__Short exercise__
Exclude the pictures and return every line exactly as written.

__Dataset extract__
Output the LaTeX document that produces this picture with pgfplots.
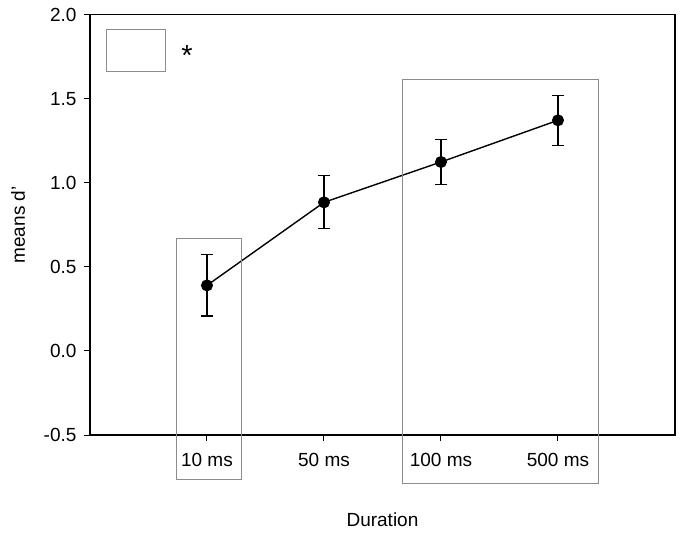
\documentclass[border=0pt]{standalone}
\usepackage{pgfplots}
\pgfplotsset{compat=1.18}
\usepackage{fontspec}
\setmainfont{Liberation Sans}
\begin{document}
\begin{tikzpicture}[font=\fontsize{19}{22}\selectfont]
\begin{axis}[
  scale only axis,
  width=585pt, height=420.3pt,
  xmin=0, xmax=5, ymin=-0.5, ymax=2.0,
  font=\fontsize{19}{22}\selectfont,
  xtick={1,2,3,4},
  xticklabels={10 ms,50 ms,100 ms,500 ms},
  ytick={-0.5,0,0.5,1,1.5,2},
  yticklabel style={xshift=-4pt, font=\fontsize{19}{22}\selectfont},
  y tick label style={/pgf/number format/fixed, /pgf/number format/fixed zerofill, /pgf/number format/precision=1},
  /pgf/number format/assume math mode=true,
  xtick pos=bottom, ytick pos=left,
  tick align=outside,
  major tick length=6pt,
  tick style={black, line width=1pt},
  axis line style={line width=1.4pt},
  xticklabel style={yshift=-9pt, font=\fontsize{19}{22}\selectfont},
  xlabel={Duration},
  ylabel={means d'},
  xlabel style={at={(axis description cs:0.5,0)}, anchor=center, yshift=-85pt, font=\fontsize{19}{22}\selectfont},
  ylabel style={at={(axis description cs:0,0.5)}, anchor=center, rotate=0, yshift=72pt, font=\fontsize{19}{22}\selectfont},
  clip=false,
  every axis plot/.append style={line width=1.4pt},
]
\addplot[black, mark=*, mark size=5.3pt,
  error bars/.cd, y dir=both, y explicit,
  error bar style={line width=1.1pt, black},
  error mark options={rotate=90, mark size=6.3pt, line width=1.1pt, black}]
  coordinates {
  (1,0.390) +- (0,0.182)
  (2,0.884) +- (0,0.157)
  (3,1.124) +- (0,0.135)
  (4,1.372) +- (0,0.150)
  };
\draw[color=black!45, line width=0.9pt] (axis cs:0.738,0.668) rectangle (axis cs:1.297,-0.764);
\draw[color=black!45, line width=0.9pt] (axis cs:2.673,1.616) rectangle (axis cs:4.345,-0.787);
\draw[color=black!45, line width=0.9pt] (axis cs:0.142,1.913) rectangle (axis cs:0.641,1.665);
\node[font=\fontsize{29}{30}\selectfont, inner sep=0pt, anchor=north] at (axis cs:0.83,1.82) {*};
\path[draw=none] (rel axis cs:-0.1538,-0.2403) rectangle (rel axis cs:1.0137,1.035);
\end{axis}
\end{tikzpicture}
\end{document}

__Solution to the exercise__
Output the LaTeX document that produces this picture with pgfplots.
\documentclass[border=0pt]{standalone}
\usepackage{pgfplots}
\pgfplotsset{compat=1.18}
\usepackage{fontspec}
\setmainfont{Liberation Sans}
\begin{document}
\begin{tikzpicture}[font=\fontsize{19}{22}\selectfont]
\begin{axis}[
  scale only axis,
  width=585pt, height=420.3pt,
  xmin=0, xmax=5, ymin=-0.5, ymax=2.0,
  font=\fontsize{19}{22}\selectfont,
  xtick={1,2,3,4},
  xticklabels={10 ms,50 ms,100 ms,500 ms},
  ytick={-0.5,0,0.5,1,1.5,2},
  yticklabel style={xshift=-4pt, font=\fontsize{19}{22}\selectfont},
  y tick label style={/pgf/number format/fixed, /pgf/number format/fixed zerofill, /pgf/number format/precision=1},
  /pgf/number format/assume math mode=true,
  xtick pos=bottom, ytick pos=left,
  tick align=outside,
  major tick length=6pt,
  tick style={black, line width=1pt},
  axis line style={line width=1.4pt},
  xticklabel style={yshift=-9pt, font=\fontsize{19}{22}\selectfont},
  xlabel={Duration},
  ylabel={means d'},
  xlabel style={at={(axis description cs:0.5,0)}, anchor=center, yshift=-85pt, font=\fontsize{19}{22}\selectfont},
  ylabel style={at={(axis description cs:0,0.5)}, anchor=center, rotate=0, yshift=72pt, font=\fontsize{19}{22}\selectfont},
  clip=false,
  every axis plot/.append style={line width=1.4pt},
]
\addplot[black, mark=*, mark size=5.3pt,
  error bars/.cd, y dir=both, y explicit,
  error bar style={line width=1.1pt, black},
  error mark options={rotate=90, mark size=6.3pt, line width=1.1pt, black}]
  coordinates {
  (1,0.390) +- (0,0.182)
  (2,0.884) +- (0,0.157)
  (3,1.124) +- (0,0.135)
  (4,1.372) +- (0,0.150)
  };
\draw[color=black!45, line width=0.9pt] (axis cs:0.738,0.668) rectangle (axis cs:1.297,-0.764);
\draw[color=black!45, line width=0.9pt] (axis cs:2.673,1.616) rectangle (axis cs:4.345,-0.787);
\draw[color=black!45, line width=0.9pt] (axis cs:0.142,1.913) rectangle (axis cs:0.641,1.665);
\node[font=\fontsize{29}{30}\selectfont, inner sep=0pt, anchor=north] at (axis cs:0.83,1.82) {*};
\path[draw=none] (rel axis cs:-0.1538,-0.2403) rectangle (rel axis cs:1.0137,1.035);
\end{axis}
\end{tikzpicture}
\end{document}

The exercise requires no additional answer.